Changes of reflux esophagitis include thickening/proliferation of the epithelial basal cell layer with dilated intracellular spaces, elongated lamina propria papillae, and intraepithelial eosinophils (Fig. 2.4a).

Increased lymphocytes may be seen in the epithelium and lamina propria (Fig. 2.4b) [2]. Note the dilated intercellular spaces (spongiosis), reflective of intercellular edema. The nuclei have reactive changes including enlargement and prominent nucleoli with retention of smooth nuclear and nucleolar contours.

Multilayered epithelium (Fig. 2.4c) is characterized by the presence of columnar glandular cells overlying squamous cells. This change is associated with reflux esophagitis, but also may be seen in biopsy specimens taken from patients who go on to develop Barrett’s esophagus, as reflux is often seen in these patients as well [3].

The squamocolumnar junction is composed of squamous epithelium and glandular epithelium (Figs. 2.5 and 2.6a). In the United States, Barrett’s metaplasia is defined by the presence of columnar epithelium with goblet cells. The metaplastic epithelium must be located in the tubular esophagus. The goblet cells are distended by blue-hued acid mucin. Note that the epithelium is mature at the surface, as the cells have abundant cytoplasm and small nuclei that are oriented toward the basement membrane. No dysplasia is seen Fig. 2.6a.

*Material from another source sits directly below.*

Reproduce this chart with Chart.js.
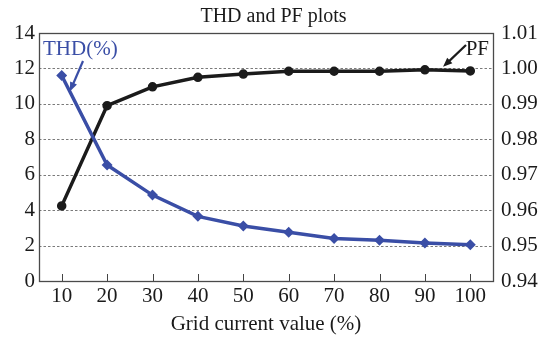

Another feature of Barrett’s esophagus is duplication of the muscularis mucosa (Fig. 2.6b). The original muscularis mucosa is located deeper than the new layer that is associated with Barrett’s esophagus. The new layer is closer to the lumen of the esophagus and is composed of thinner, frayed smooth muscle fibers. There may be edematous lamina propria between the two layers.

A diagnosis of Barrett’s esophagus indefinite for dysplasia may be rendered under several circumstances. In Fig. 2.7a, for example, glands lined by atypical, metaplastic epithelium are seen beneath squamous epithelium; they are “buried.” This neoepithelialization may occur after radiofrequency ablation treatment of Barrett’s esophagus. The glandular cells have nuclear hyperchromasia and enlargement, some stratification, and increased mitotic activity. The degree of surface maturation of the glandular epithelium cannot be assessed in this sample because of the overgrowth of squamous epithelium. As a definitive diagnosis of dysplasia cannot be rendered, the diagnosis of “indefinite for dysplasia” is felt most appropriate. However, the mere presence of buried metaplastic epithelium is insufficient to warrant a diagnosis of indefinite for dysplasia.

Other situations that may warrant a diagnosis of indefinite for dysplasia include: (1) the presence of marked reactive atypia in the setting of ulceration or inflammation; (2) atypia limited to the bases of the glands (not extending to involve the surface epithelium); (3) tangential sectioning, absence of surface epithelium, or other artifactual changes; and (4) cytologic and architectural changes that are worrisome for, but not diagnostic of, dysplasia (Fig. 2.7b) [3].

The presence of dysplastic glands beyond the epithelial basement membrane and within the lamina propria or duplicated muscularis mucosa defines intramucosal adenocarcinoma (Fig. 2.10). Invasion through the true muscularis mucosa and into the submucosa is not identified. The nuclear morphology is similar to that seen in high-grade dysplasia. The gland architecture is complex and crowded, with back-to-back glands lacking intervening stroma. Angular gland contours, intraluminal necrosis, and dilatation of gland lumina may also be seen. In addition, single malignant cells may be present within the lamina propria. As lymphatics are present in the lamina propria of the esophagus, there is a small risk of metastasis [5]. The histological diagnosis of intramucosal adenocarcinoma corresponds to T1a disease, with invasion into the lamina propria or muscularis mucosa. This finding is important, as the 15–20 % rate of lymph node metastases with submucosal tumors (T1b disease) is higher than the rate for T1a disease (5–7 %).